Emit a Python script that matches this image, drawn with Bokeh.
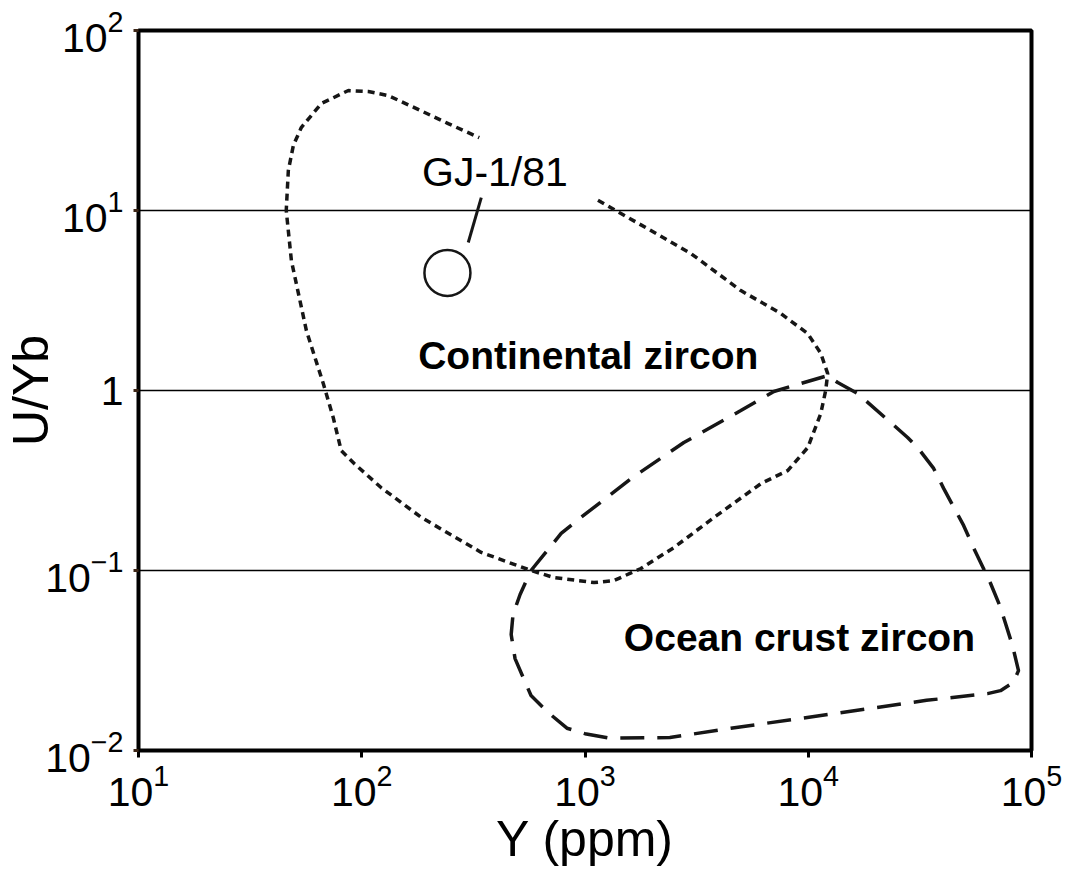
from bokeh.plotting import figure
from bokeh.models import FixedTicker, Label
from bokeh.embed import file_html
from bokeh.resources import INLINE

# ---- data ----
# Continental zircon field (dotted outline, open where the GJ-1/81 label sits)
cont_y = [1143, 2980, 4990, 7530, 9950, 11380, 12220, 11970, 11380, 9950, 8090, 6140,
          3780, 2500, 1780, 1349, 1097, 726, 573, 343, 185, 122, 92.5, 80.9, 74.5, 67.3,
          56.5, 48.4, 45.9, 46.9, 49.4, 53.6, 65.9, 87.1, 107, 131.5, 172, 244, 336]
cont_uyb = [11.4, 5.77, 3.59, 2.68, 2.07, 1.61, 1.24, 1.0, 0.745, 0.482, 0.359, 0.304,
            0.197, 0.134, 0.1026, 0.088, 0.0857, 0.0914, 0.1, 0.126, 0.197, 0.289, 0.393,
            0.464, 0.708, 1.09, 2.15, 5.27, 10, 16.7, 23.0, 28.9, 39.3, 46.4, 45.8, 43.5,
            37.3, 30.4, 25.4]

# Ocean crust zircon field (dashed, closed outline)
ocean_y = [573, 782, 959, 1607, 2773, 4990, 7015, 9250, 12220, 13550, 16640, 23390,
           27860, 30900, 36450, 40400, 49640, 54980, 65600, 72640, 82180, 87450, 83000,
           72640, 63530, 33880, 9350, 4500, 2400, 1294, 1000, 830, 690, 573, 486, 467,
           476, 512, 573]
ocean_uyb = [0.1, 0.1606, 0.197, 0.324, 0.514, 0.774, 0.987, 1.094, 1.21, 1.107, 0.962,
             0.664, 0.548, 0.482, 0.369, 0.286, 0.178, 0.134, 0.0847, 0.0623, 0.0383,
             0.0278, 0.0239, 0.0215, 0.0207, 0.019, 0.0151, 0.0133, 0.0118, 0.0117,
             0.0124, 0.0133, 0.0161, 0.0202, 0.0324, 0.0441, 0.057, 0.0736, 0.1]

# GJ-1/81 sample and its leader line
gj_y = [242]
gj_uyb = [4.5]
leader_y = [343, 300]
leader_uyb = [11.8, 6.64]

# ticks
xtick_vals = [10, 100, 1000, 10000, 100000]
ytick_vals = [0.01, 0.1, 1, 10, 100]
grid_vals = [0.1, 1, 10]

FONT = "Liberation Sans"
INK = "#161616"

p = figure(width=1085, height=875, x_axis_type="log", y_axis_type="log",
           x_range=(10, 100000), y_range=(0.01, 100),
           output_backend="svg", toolbar_location=None,
           x_axis_label="Y (ppm)", y_axis_label="U/Yb",
           min_border_left=137, min_border_right=54, min_border_top=30,
           min_border_bottom=125)
p.background_fill_color = "white"
p.border_fill_color = "white"
p.outline_line_color = "black"
p.outline_line_width = 4
p.outline_line_alpha = 1.0

p.xaxis.ticker = FixedTicker(ticks=xtick_vals, minor_ticks=[])
p.yaxis.ticker = FixedTicker(ticks=ytick_vals, minor_ticks=[])
p.yaxis.major_label_overrides = {1: "1"}
p.axis.major_label_text_font = FONT
p.axis.major_label_text_font_size = "41px"
p.axis.major_label_text_color = "black"
p.axis.axis_label_text_font = FONT
p.axis.axis_label_text_font_size = "50px"
p.axis.axis_label_text_font_style = "normal"
p.axis.axis_label_text_color = "black"
p.axis.axis_line_color = None
p.axis.minor_tick_line_color = None
p.xaxis.major_tick_in = 0
p.xaxis.major_tick_out = 7
p.xaxis.major_tick_line_width = 3
p.xaxis.major_tick_line_color = "black"
p.xaxis.major_label_standoff = 6
p.xaxis.axis_label_standoff = 2
p.yaxis.major_tick_in = 0
p.yaxis.major_tick_out = 5
p.yaxis.major_tick_line_width = 3
p.yaxis.major_tick_line_color = "#3d2616"
p.yaxis.major_label_standoff = 10
p.yaxis.axis_label_standoff = -17

p.xgrid.visible = False
p.ygrid.ticker = FixedTicker(ticks=grid_vals, minor_ticks=[])
p.ygrid.grid_line_color = "black"
p.ygrid.grid_line_width = 1.5
p.ygrid.grid_line_alpha = 1.0

# fields
p.line(cont_y, cont_uyb, line_color=INK, line_width=3.5, line_dash="7 5")
p.line(ocean_y, ocean_uyb, line_color=INK, line_width=3.5, line_dash="24 13")

# sample
p.line(leader_y, leader_uyb, line_color=INK, line_width=3)
p.scatter(gj_y, gj_uyb, marker="circle", size=46, fill_color=None,
          line_color=INK, line_width=2.5)

# field and sample labels
p.add_layout(Label(x=179, y=1.564, text="Continental zircon", text_align="left",
                   text_baseline="alphabetic", text_font=FONT, text_font_size="39px",
                   text_font_style="bold", text_color="black"))
p.add_layout(Label(x=1493, y=0.0422, text="Ocean crust zircon", text_align="left",
                   text_baseline="alphabetic", text_font=FONT, text_font_size="39px",
                   text_font_style="bold", text_color="black"))
p.add_layout(Label(x=395, y=16.4, text="GJ-1/81", text_align="center",
                   text_baseline="alphabetic", text_font=FONT, text_font_size="41px",
                   text_color="black"))

open("out.html", "w").write(file_html(p, INLINE))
■ ■ ■
▸ **Goal**
Take the listing above and restate it word for word, without its pictures.

▸ **Finished task**
Emit a Python script that matches this image, drawn with Bokeh.
from bokeh.plotting import figure
from bokeh.models import FixedTicker, Label
from bokeh.embed import file_html
from bokeh.resources import INLINE

# ---- data ----
# Continental zircon field (dotted outline, open where the GJ-1/81 label sits)
cont_y = [1143, 2980, 4990, 7530, 9950, 11380, 12220, 11970, 11380, 9950, 8090, 6140,
          3780, 2500, 1780, 1349, 1097, 726, 573, 343, 185, 122, 92.5, 80.9, 74.5, 67.3,
          56.5, 48.4, 45.9, 46.9, 49.4, 53.6, 65.9, 87.1, 107, 131.5, 172, 244, 336]
cont_uyb = [11.4, 5.77, 3.59, 2.68, 2.07, 1.61, 1.24, 1.0, 0.745, 0.482, 0.359, 0.304,
            0.197, 0.134, 0.1026, 0.088, 0.0857, 0.0914, 0.1, 0.126, 0.197, 0.289, 0.393,
            0.464, 0.708, 1.09, 2.15, 5.27, 10, 16.7, 23.0, 28.9, 39.3, 46.4, 45.8, 43.5,
            37.3, 30.4, 25.4]

# Ocean crust zircon field (dashed, closed outline)
ocean_y = [573, 782, 959, 1607, 2773, 4990, 7015, 9250, 12220, 13550, 16640, 23390,
           27860, 30900, 36450, 40400, 49640, 54980, 65600, 72640, 82180, 87450, 83000,
           72640, 63530, 33880, 9350, 4500, 2400, 1294, 1000, 830, 690, 573, 486, 467,
           476, 512, 573]
ocean_uyb = [0.1, 0.1606, 0.197, 0.324, 0.514, 0.774, 0.987, 1.094, 1.21, 1.107, 0.962,
             0.664, 0.548, 0.482, 0.369, 0.286, 0.178, 0.134, 0.0847, 0.0623, 0.0383,
             0.0278, 0.0239, 0.0215, 0.0207, 0.019, 0.0151, 0.0133, 0.0118, 0.0117,
             0.0124, 0.0133, 0.0161, 0.0202, 0.0324, 0.0441, 0.057, 0.0736, 0.1]

# GJ-1/81 sample and its leader line
gj_y = [242]
gj_uyb = [4.5]
leader_y = [343, 300]
leader_uyb = [11.8, 6.64]

# ticks
xtick_vals = [10, 100, 1000, 10000, 100000]
ytick_vals = [0.01, 0.1, 1, 10, 100]
grid_vals = [0.1, 1, 10]

FONT = "Liberation Sans"
INK = "#161616"

p = figure(width=1085, height=875, x_axis_type="log", y_axis_type="log",
           x_range=(10, 100000), y_range=(0.01, 100),
           output_backend="svg", toolbar_location=None,
           x_axis_label="Y (ppm)", y_axis_label="U/Yb",
           min_border_left=137, min_border_right=54, min_border_top=30,
           min_border_bottom=125)
p.background_fill_color = "white"
p.border_fill_color = "white"
p.outline_line_color = "black"
p.outline_line_width = 4
p.outline_line_alpha = 1.0

p.xaxis.ticker = FixedTicker(ticks=xtick_vals, minor_ticks=[])
p.yaxis.ticker = FixedTicker(ticks=ytick_vals, minor_ticks=[])
p.yaxis.major_label_overrides = {1: "1"}
p.axis.major_label_text_font = FONT
p.axis.major_label_text_font_size = "41px"
p.axis.major_label_text_color = "black"
p.axis.axis_label_text_font = FONT
p.axis.axis_label_text_font_size = "50px"
p.axis.axis_label_text_font_style = "normal"
p.axis.axis_label_text_color = "black"
p.axis.axis_line_color = None
p.axis.minor_tick_line_color = None
p.xaxis.major_tick_in = 0
p.xaxis.major_tick_out = 7
p.xaxis.major_tick_line_width = 3
p.xaxis.major_tick_line_color = "black"
p.xaxis.major_label_standoff = 6
p.xaxis.axis_label_standoff = 2
p.yaxis.major_tick_in = 0
p.yaxis.major_tick_out = 5
p.yaxis.major_tick_line_width = 3
p.yaxis.major_tick_line_color = "#3d2616"
p.yaxis.major_label_standoff = 10
p.yaxis.axis_label_standoff = -17

p.xgrid.visible = False
p.ygrid.ticker = FixedTicker(ticks=grid_vals, minor_ticks=[])
p.ygrid.grid_line_color = "black"
p.ygrid.grid_line_width = 1.5
p.ygrid.grid_line_alpha = 1.0

# fields
p.line(cont_y, cont_uyb, line_color=INK, line_width=3.5, line_dash="7 5")
p.line(ocean_y, ocean_uyb, line_color=INK, line_width=3.5, line_dash="24 13")

# sample
p.line(leader_y, leader_uyb, line_color=INK, line_width=3)
p.scatter(gj_y, gj_uyb, marker="circle", size=46, fill_color=None,
          line_color=INK, line_width=2.5)

# field and sample labels
p.add_layout(Label(x=179, y=1.564, text="Continental zircon", text_align="left",
                   text_baseline="alphabetic", text_font=FONT, text_font_size="39px",
                   text_font_style="bold", text_color="black"))
p.add_layout(Label(x=1493, y=0.0422, text="Ocean crust zircon", text_align="left",
                   text_baseline="alphabetic", text_font=FONT, text_font_size="39px",
                   text_font_style="bold", text_color="black"))
p.add_layout(Label(x=395, y=16.4, text="GJ-1/81", text_align="center",
                   text_baseline="alphabetic", text_font=FONT, text_font_size="41px",
                   text_color="black"))

open("out.html", "w").write(file_html(p, INLINE))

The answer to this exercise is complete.